Prove $$x+ y+ z= 3,\,x^{\,2}+ y^{\,2}+ z^{\,2}= 9\,\therefore\,y- x\leqq 2\sqrt{3}$$ I have a solution, and I'm looking forward to seeing a nicer one(s), thanks for your interests a lot ! We have $$(\,x+ y+ z\,)^{\,2}+ (\,-\,x+ y+ z\,)^{\,2}+ (\,x- y+ z\,)^{\,2}+ (\,x+ y- z\,)^{\,2}= 4(\,x^{\,2}+ y^{\,2}+ z^{\,2}\,)= 36$$ Or $$\left ( z+ (\,y- x\,) \right )^{\,2}+ \left ( z- (\,y- x\,) \right )^{\,2}+ (\,3- 2\,z\,)^{\,2}= 27$$ Or $$3\,z^{\,2}- 6\,z+ (\,y- x\,)^{\,2}= 9$$ Or $$(\,y- x\,)^{\,2}= -\,3(\,z- 1\,)^{\,2}+ 12\leqq 12\,\therefore\,y- x\leqq |\,y- x\,|\leqq 2\sqrt{3}$$ Q.E.D. The equality condition occurs when $z= 1\,\therefore\,x+ y= 2\,\therefore\,x= 1- \sqrt{3},\,y= 1+ \sqrt{3}$.
Say it (Added)
The @user10354138's solution is so amazing, I try writing the inequality into the homonogeous form, then find $t\!=\!constant$ such that $3(\!y- z\!)^{\!2}\leqq 2t(\!x+ y+ z\!)^{\!2}+ 2(\!1- t\!)(\!x^{\!2}+ y^{\!2}+ z^{\!2}\!)$. That will lead to: $${\rm discriminant}= 0\,\therefore\,t= -\,2,\,-\,\frac{1}{2},\,1$$ The coefficients of $y^{2}$ and $z^{2}$ both are negative there, I can't make the form like the solution as follow !

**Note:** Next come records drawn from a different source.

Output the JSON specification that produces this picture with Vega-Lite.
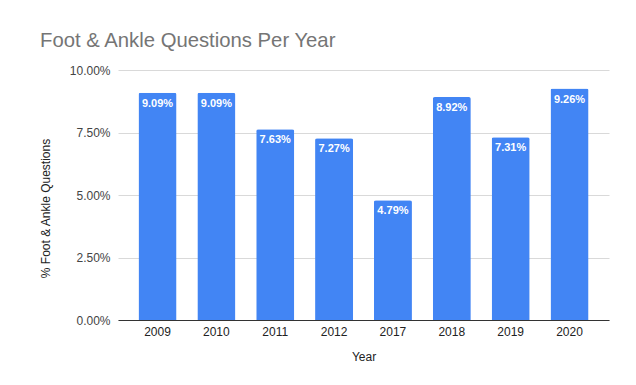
{
  "$schema": "https://vega.github.io/schema/vega-lite/v6.json",
  "width": 491,
  "height": 250,
  "autosize": {"type": "none"},
  "padding": {"left": 118, "top": 70, "right": 27, "bottom": 65},
  "background": "white",
  "title": {
    "text": "Foot & Ankle Questions Per Year",
    "anchor": "start",
    "frame": "group",
    "font": "Liberation Sans",
    "fontSize": 20.3,
    "fontWeight": "normal",
    "color": "#757575",
    "baseline": "alphabetic",
    "dx": -78,
    "dy": 25,
    "offset": 22
  },
  "data": {
    "values": [
      {"Year": "2009", "Pct": 0.0909},
      {"Year": "2010", "Pct": 0.0909},
      {"Year": "2011", "Pct": 0.0763},
      {"Year": "2012", "Pct": 0.0727},
      {"Year": "2017", "Pct": 0.0479},
      {"Year": "2018", "Pct": 0.0892},
      {"Year": "2019", "Pct": 0.0731},
      {"Year": "2020", "Pct": 0.0926}
    ]
  },
  "encoding": {
    "x": {
      "field": "Year",
      "type": "nominal",
      "sort": null,
      "scale": {"paddingInner": 0.354, "paddingOuter": 0.348},
      "axis": {
        "title": "Year",
        "labelAngle": 0,
        "labelFont": "Liberation Sans",
        "labelFontSize": 12,
        "labelColor": "#222222",
        "labelPadding": 6,
        "ticks": false,
        "domainColor": "#333333",
        "domainWidth": 1,
        "titleFont": "Liberation Sans",
        "titleFontSize": 12,
        "titleFontWeight": "normal",
        "titleColor": "#222222",
        "titlePadding": 14
      }
    },
    "y": {
      "field": "Pct",
      "type": "quantitative",
      "scale": {"domain": [0, 0.1]},
      "axis": {
        "title": "% Foot & Ankle Questions",
        "format": ".2%",
        "values": [0, 0.025, 0.05, 0.075, 0.1],
        "labelFont": "Liberation Sans",
        "labelFontSize": 12,
        "labelColor": "#444444",
        "labelPadding": 8,
        "ticks": false,
        "domain": false,
        "gridColor": "#d9d9d9",
        "gridWidth": 1,
        "titleFont": "Liberation Sans",
        "titleFontSize": 12,
        "titleFontWeight": "normal",
        "titleColor": "#222222",
        "titleX": -73,
        "titleY": 138,
        "titleAlign": "center",
        "titleBaseline": "middle"
      }
    }
  },
  "layer": [
    {
      "mark": {"type": "bar", "color": "#4285F4", "cornerRadiusTopLeft": 2, "cornerRadiusTopRight": 2}
    },
    {
      "mark": {"type": "text", "color": "white", "font": "Liberation Sans", "fontSize": 11, "fontWeight": "bold", "baseline": "middle", "dy": 11},
      "encoding": {
        "text": {"field": "Pct", "type": "quantitative", "format": ".2%"}
      }
    }
  ],
  "config": {
    "view": {"stroke": null}
  }
}
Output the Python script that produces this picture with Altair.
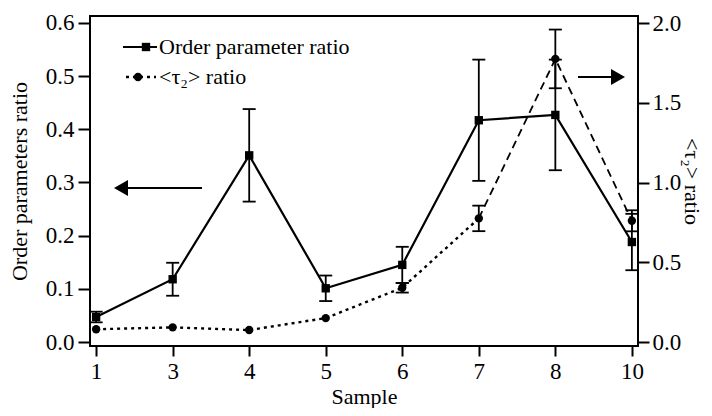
import altair as alt
import pandas as pd

# ---- data ----
samples = ["1", "3", "4", "5", "6", "7", "8", "10"]
order_ratio = [0.047, 0.118, 0.351, 0.101, 0.145, 0.417, 0.427, 0.188]
order_err = [0.010, 0.031, 0.087, 0.024, 0.034, 0.114, 0.104, 0.053]
tau_ratio = [0.080, 0.092, 0.075, 0.150, 0.340, 0.775, 1.775, 0.760]
tau_err = [0.0, 0.0, 0.0, 0.0, 0.030, 0.080, 0.184, 0.066]
legend_labels = ["Order parameter ratio", "<τ₂> ratio"]

FONT = "Liberation Serif"
W, H = 548, 330

df = pd.DataFrame({
    "sample": samples,
    "order": order_ratio,
    "oerr": order_err,
    "tau": tau_ratio,
    "terr": tau_err,
})
df["idx"] = range(len(df))
df["olo"] = df["order"] - df["oerr"]
df["ohi"] = df["order"] + df["oerr"]
df["tlo"] = df["tau"] - df["terr"]
df["thi"] = df["tau"] + df["terr"]
df_terr = df[df["terr"] > 0]
seg_a = df[df["idx"] <= 5]
seg_b = df[df["idx"] >= 5]

x_enc = alt.X(
    "sample:O",
    sort=samples,
    scale=alt.Scale(type="point", padding=0.08),
    axis=alt.Axis(title="Sample", labelAngle=0, titlePadding=3, labelPadding=4, tickSize=10),
)
yL = alt.Scale(domain=[-0.0075, 0.613], nice=False, zero=False)
yR = alt.Scale(domain=[-0.025, 2.044], nice=False, zero=False)

left_axis = alt.Axis(
    title="Order parameters ratio",
    values=[0, 0.1, 0.2, 0.3, 0.4, 0.5, 0.6],
    format=".1f",
    orient="left",
    titlePadding=14,
)
right_axis = alt.Axis(
    title="<τ₂> ratio",
    values=[0, 0.5, 1.0, 1.5, 2.0],
    format=".1f",
    orient="right",
    tickSize=11,
    labelPadding=3,
    titleAngle=90,
    titleAlign="center",
    titleBaseline="middle",
    titleX=53,
    titleY=H / 2,
)

# ---- left (order parameter) layers ----
o_base = alt.Chart(df).encode(x=x_enc)
o_err = o_base.mark_rule(color="black", strokeWidth=1.8).encode(
    y=alt.Y("olo:Q", scale=yL, axis=left_axis), y2="ohi:Q"
)
o_cap1 = o_base.mark_tick(color="black", size=13, thickness=1.8, opacity=1).encode(
    y=alt.Y("olo:Q", scale=yL)
)
o_cap2 = o_base.mark_tick(color="black", size=13, thickness=1.8, opacity=1).encode(
    y=alt.Y("ohi:Q", scale=yL)
)
o_line = o_base.mark_line(color="black", strokeWidth=2.2).encode(
    y=alt.Y("order:Q", scale=yL)
)
o_pts = o_base.mark_point(
    shape="square", filled=True, size=70, color="black", opacity=1
).encode(y=alt.Y("order:Q", scale=yL))
left = alt.layer(o_err, o_cap1, o_cap2, o_line, o_pts)

# ---- right (tau) layers ----
t_err = alt.Chart(df_terr).mark_rule(color="black", strokeWidth=1.8).encode(
    x=x_enc, y=alt.Y("tlo:Q", scale=yR, axis=right_axis), y2="thi:Q"
)
t_cap1 = alt.Chart(df_terr).mark_tick(color="black", size=13, thickness=1.8, opacity=1).encode(
    x=x_enc, y=alt.Y("tlo:Q", scale=yR)
)
t_cap2 = alt.Chart(df_terr).mark_tick(color="black", size=13, thickness=1.8, opacity=1).encode(
    x=x_enc, y=alt.Y("thi:Q", scale=yR)
)
t_line_a = alt.Chart(seg_a).mark_line(color="black", strokeWidth=2.4, strokeDash=[3, 4]).encode(
    x=x_enc, y=alt.Y("tau:Q", scale=yR)
)
t_line_b = alt.Chart(seg_b).mark_line(color="black", strokeWidth=1.8, strokeDash=[8, 5]).encode(
    x=x_enc, y=alt.Y("tau:Q", scale=yR)
)
t_pts = alt.Chart(df).mark_point(
    shape="circle", filled=True, size=70, color="black", opacity=1
).encode(x=x_enc, y=alt.Y("tau:Q", scale=yR))
right = alt.layer(t_err, t_cap1, t_cap2, t_line_a, t_line_b, t_pts)

# ---- annotations: legend and arrows (pixel positions inside the plot) ----
one = pd.DataFrame({"k": [0]})
lg = alt.Chart(one)
leg_line1 = lg.mark_rule(color="black", strokeWidth=2.2).encode(
    x=alt.value(33), x2=alt.value(67), y=alt.value(31)
)
leg_sq = lg.mark_point(shape="square", filled=True, size=70, color="black", opacity=1).encode(
    x=alt.value(56), y=alt.value(31)
)
leg_text1 = lg.mark_text(
    text=legend_labels[0], align="left", baseline="middle", font=FONT, fontSize=22, color="black"
).encode(x=alt.value(69), y=alt.value(31))
leg_line2 = lg.mark_rule(color="black", strokeWidth=2.4, strokeDash=[3, 4]).encode(
    x=alt.value(36), x2=alt.value(66), y=alt.value(61)
)
leg_ci = lg.mark_point(shape="circle", filled=True, size=70, color="black", opacity=1).encode(
    x=alt.value(48), y=alt.value(61)
)
leg_text2 = lg.mark_text(
    text=legend_labels[1], align="left", baseline="middle", font=FONT, fontSize=22, color="black"
).encode(x=alt.value(69), y=alt.value(61))

arr_l_line = lg.mark_rule(color="black", strokeWidth=2).encode(
    x=alt.value(36), x2=alt.value(112), y=alt.value(172)
)
arr_l_head = lg.mark_point(shape="triangle-left", filled=True, size=260, color="black", opacity=1).encode(
    x=alt.value(31), y=alt.value(172)
)
arr_r_line = lg.mark_rule(color="black", strokeWidth=2).encode(
    x=alt.value(488), x2=alt.value(526), y=alt.value(61)
)
arr_r_head = lg.mark_point(shape="triangle-right", filled=True, size=260, color="black", opacity=1).encode(
    x=alt.value(528), y=alt.value(61)
)
annot = alt.layer(
    leg_line1, leg_sq, leg_text1, leg_line2, leg_ci, leg_text2,
    arr_l_line, arr_l_head, arr_r_line, arr_r_head,
)

chart = (
    alt.layer(left, right, annot)
    .resolve_scale(y="independent")
    .properties(
        width=W,
        height=H,
        autosize=alt.AutoSizeParams(type="none"),
        padding={"left": 82, "top": 8, "right": 66, "bottom": 62},
        background="white",
    )
    .configure_view(stroke="black", strokeWidth=2)
    .configure_axis(
        grid=False,
        domain=False,
        labelFont=FONT,
        labelFontSize=23,
        labelColor="black",
        titleFont=FONT,
        titleFontSize=22,
        titleFontWeight="normal",
        titleColor="black",
        tickColor="black",
        tickSize=12,
        tickWidth=2,
        labelPadding=4,
    )
)

chart.save("out.html", embed_options={"renderer": "svg", "actions": False})
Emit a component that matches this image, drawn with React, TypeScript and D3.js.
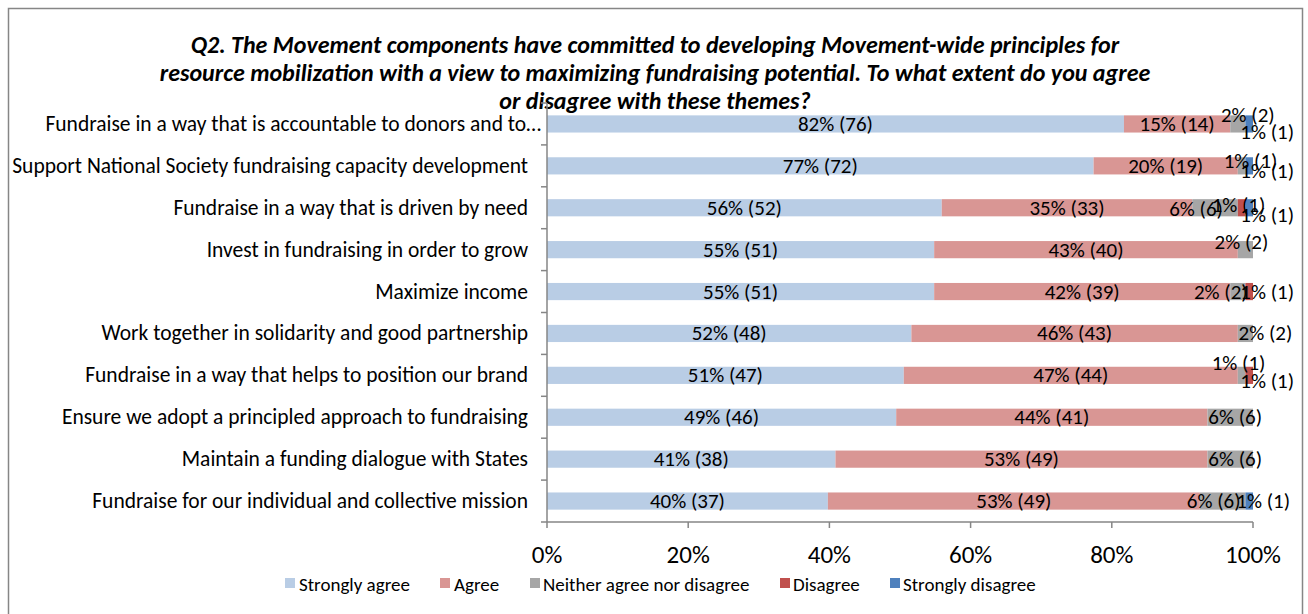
import React from "react";
import * as d3 from "d3";

const categories = [
  "Fundraise in a way that is accountable to donors and to…",
  "Support National Society fundraising capacity development",
  "Fundraise in a way that is driven by need",
  "Invest in fundraising in order to grow",
  "Maximize income",
  "Work together in solidarity and good partnership",
  "Fundraise in a way that helps to position our brand",
  "Ensure we adopt a principled approach to fundraising",
  "Maintain a funding dialogue with States",
  "Fundraise for our individual and collective mission",
];
const seriesNames = [
  "Strongly agree",
  "Agree",
  "Neither agree nor disagree",
  "Disagree",
  "Strongly disagree",
];
const stronglyAgree = [76, 72, 52, 51, 51, 48, 47, 46, 38, 37];
const agree = [14, 19, 33, 40, 39, 43, 44, 41, 49, 49];
const neither = [2, 1, 6, 2, 2, 2, 1, 6, 6, 6];
const disagree = [0, 0, 1, 0, 1, 0, 1, 0, 0, 0];
const stronglyDisagree = [1, 1, 1, 0, 0, 0, 0, 0, 0, 1];
const xTicks = [0, 0.2, 0.4, 0.6, 0.8, 1];
const titleLines = [
  "Q2. The Movement components have committed to developing Movement-wide principles for",
  "resource mobilization with a view to maximizing fundraising potential. To what extent do you agree",
  "or disagree with these themes?",
];

const colors = ["#B9CDE5", "#D99694", "#A6A6A6", "#C0504D", "#4F81BD"];
const FONT = "Carlito, Calibri, Lato, 'Open Sans', sans-serif";

// manual label nudges (row-series) to mimic the moved labels of the original
const labelNudge: Record<string, [number, number]> = {
  "0-2": [10, -9],
  "0-4": [18, 8],
  "1-2": [9, -5],
  "1-4": [18, 5],
  "2-2": [-19, 1],
  "2-3": [-3, -3],
  "2-4": [18, 7],
  "3-2": [-4, -8],
  "4-2": [-17, 0],
  "4-3": [18, 0],
  "5-2": [20, 0],
  "6-2": [-3, -12],
  "6-3": [18, 6],
  "7-2": [5, 0],
  "8-2": [5, 0],
  "9-2": [-9, 0],
  "9-4": [14, 0],
};

export default function App() {
  const W = 1308;
  const H = 614;
  const x0 = 547;
  const x1 = 1253;
  const yTop = 103;
  const yBot = 522;

  const series = [stronglyAgree, agree, neither, disagree, stronglyDisagree];
  const totals = categories.map((_, i) => d3.sum(series, (s) => s[i]));

  const x = d3.scaleLinear().domain([0, 1]).range([x0, x1]);
  const y = d3
    .scaleBand<number>()
    .domain(d3.range(categories.length))
    .range([yTop, yBot])
    .paddingInner(0.59)
    .paddingOuter(0.295);
  const step = y.step();
  const bw = y.bandwidth();

  const stack = d3
    .stack<number>()
    .keys(d3.range(series.length).map(String))
    .value((i, k) => series[+k][i] / totals[i]);
  const stacked = stack(d3.range(categories.length));

  const boundaries = d3.range(categories.length + 1).map((i) => yTop + i * step);

  const legendItems = [
    { sx: 285, tx: 299 },
    { sx: 440, tx: 454 },
    { sx: 530, tx: 543 },
    { sx: 780, tx: 793 },
    { sx: 890, tx: 903 },
  ];

  return (
    <svg
      width={W}
      height={H}
      style={{ position: "absolute", left: 0, top: 0, fontFamily: FONT }}
    >
      <rect x={0} y={0} width={W} height={H} fill="#fff" />
      <rect x={8.5} y={8.5} width={1294} height={700} fill="#fff" stroke="#868686" strokeWidth={1.5} />

      {titleLines.map((t, i) => (
        <text
          key={i}
          x={655}
          y={53 + i * 28}
          textAnchor="middle"
          fontSize={24}
          fontWeight="bold"
          fontStyle="italic"
          fill="#000"
        >
          {t}
        </text>
      ))}

      {/* bars */}
      {stacked.map((layer, k) =>
        layer.map((d, i) =>
          d[1] - d[0] > 0 ? (
            <rect
              key={`${k}-${i}`}
              x={x(d[0])}
              y={y(i)!}
              width={x(d[1]) - x(d[0])}
              height={bw}
              fill={colors[k]}
            />
          ) : null
        )
      )}

      {/* axes */}
      <line x1={x0} x2={x0} y1={yTop} y2={yBot} stroke="#868686" strokeWidth={1.5} />
      {boundaries.map((b, i) => (
        <line key={i} x1={x0 - 6} x2={x0} y1={b} y2={b} stroke="#868686" strokeWidth={1.5} />
      ))}
      <line x1={x0} x2={x1} y1={yBot} y2={yBot} stroke="#868686" strokeWidth={1.5} />
      {xTicks.map((t) => (
        <g key={t}>
          <line x1={x(t)} x2={x(t)} y1={yBot} y2={yBot + 6} stroke="#868686" strokeWidth={1.5} />
          <text
            x={x(t)}
            y={554}
            textAnchor="middle"
            dominantBaseline="central"
            fontSize={25}
            fill="#000"
          >
            {d3.format(".0%")(t)}
          </text>
        </g>
      ))}

      {/* category labels */}
      {categories.map((c, i) => (
        <text
          key={c}
          x={c.endsWith("…") ? 541 : 528}
          y={y(i)! + bw / 2}
          textAnchor="end"
          dominantBaseline="central"
          fontSize={21.5}
          fill="#000"
        >
          {c}
        </text>
      ))}

      {/* data labels */}
      {stacked.map((layer, k) =>
        layer.map((d, i) => {
          const v = series[k][i];
          if (v <= 0) return null;
          const nudge = labelNudge[`${i}-${k}`] || [0, 0];
          const pct = Math.round((v / totals[i]) * 100);
          return (
            <text
              key={`l-${k}-${i}`}
              x={x((d[0] + d[1]) / 2) + nudge[0]}
              y={y(i)! + bw / 2 + nudge[1]}
              textAnchor="middle"
              dominantBaseline="central"
              fontSize={21}
              fill="#000"
            >
              {`${pct}% (${v})`}
            </text>
          );
        })
      )}

      {/* legend */}
      {seriesNames.map((n, k) => (
        <g key={n}>
          <rect x={legendItems[k].sx} y={578} width={10} height={10} fill={colors[k]} />
          <text
            x={legendItems[k].tx}
            y={584}
            dominantBaseline="central"
            fontSize={19}
            fill="#000"
          >
            {n}
          </text>
        </g>
      ))}
    </svg>
  );
}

Since $\frac1{\sqrt3}(1,1,1), \frac1{\sqrt2}(-1,1,0), \frac1{\sqrt6}(1,1,-2)$ forms an orthonormal basis of $\mathbb{R}^3$ with respect to the usual inner product, we have $$ x^2+y^2+z^2=\frac13(x+y+z)^2+\frac12(y-x)^2+\frac16(x+y-2z)^2 $$ So $$ \frac12(y-x)^2\leq (x^2+y^2+z^2)-\frac13(x+y+z)^2=9-3=6 $$ and hence $y-x\leq 2\sqrt3$.